Last night my husband returned from San Antonio, bearing gifts and stories and impressions. He’s been before, but this time, his trip was marked by a tradition somewhat unfamiliar:
Dia de Los Muertos, the Day of the Dead.
Sure, we know what it is: the (mostly) Mexican tradition of honoring ancestors, remembering and celebrating their life and welcoming their spirits return for the celebration, the night of October 31st through November 2nd. We see images of decorated, colorful skulls, skeletons, flowers, and ofrendas. But being the Scotch-Irish Americans we are, it is not a part of our culture or yearly celebration.
When our son received his San Antonio t-shirt with a decorated skull on the front, he knew instantly the significance, thanks to elementary school Spanish class. When I unfurled my Day of the Dead banner, our daughter gasped and clapped, remembering the same recent lesson at school.
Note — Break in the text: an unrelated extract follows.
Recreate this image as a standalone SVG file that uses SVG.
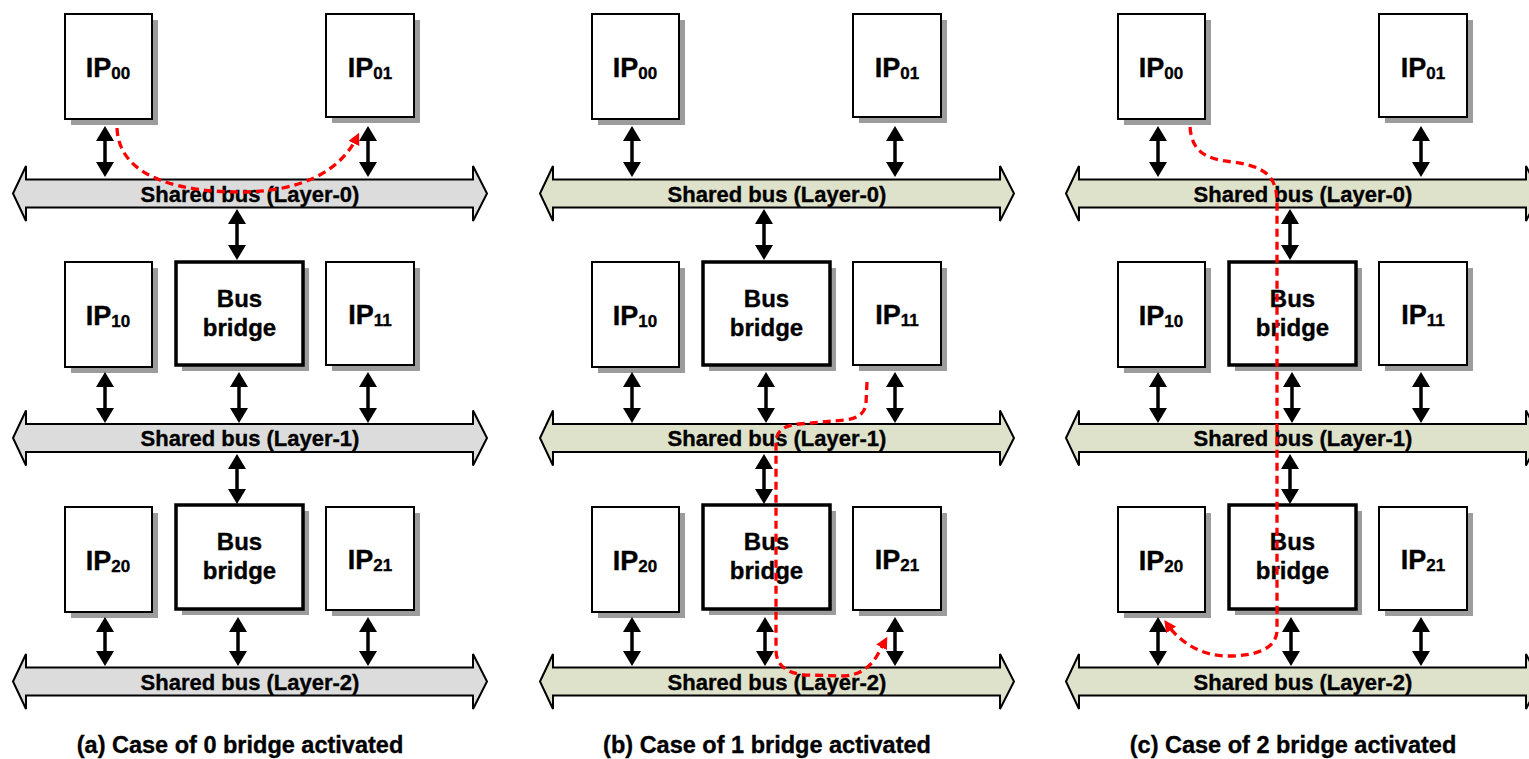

I then realized, I’m a little rusty on the full comprehension of this fascinating cultural celebration…. So I researched and read. I love gathering information, understanding and absorbing new experiences. In my reading, I came across this:
“Day of the Dead is becoming very popular in the US – perhaps because we don’t have a way to celebrate and honor our dead.”
Day of the Dead seems so macabre, mysterious. Seeing kids with candy skulls and toy coffins, skeletons riding bicycles, painting faces to look like skulls…it’s not what most of my demographic is used to. Death is to be feared. When someone we love dies, we try to move past it, push it away, we try to forget about death and just remember life.
With Dia de Los Muertos, something sad and scary is made beautiful, colorful, full of life and celebration. Through art, music and life, the dead are remembered, not just at one funeral, but every year. Hmmm. It makes you think…
In reflection, I drew a self-portrait this morning.
Self Portrait, ink
Then I redrew it, and through the magic of art, added “Sugar Skull Face Paint.” It’s hard to see a skull and not think “creepy”; death makes us uncomfortable, or at least it makes me uncomfortable.
But it is part of life, and life in all its forms is to be celebrated.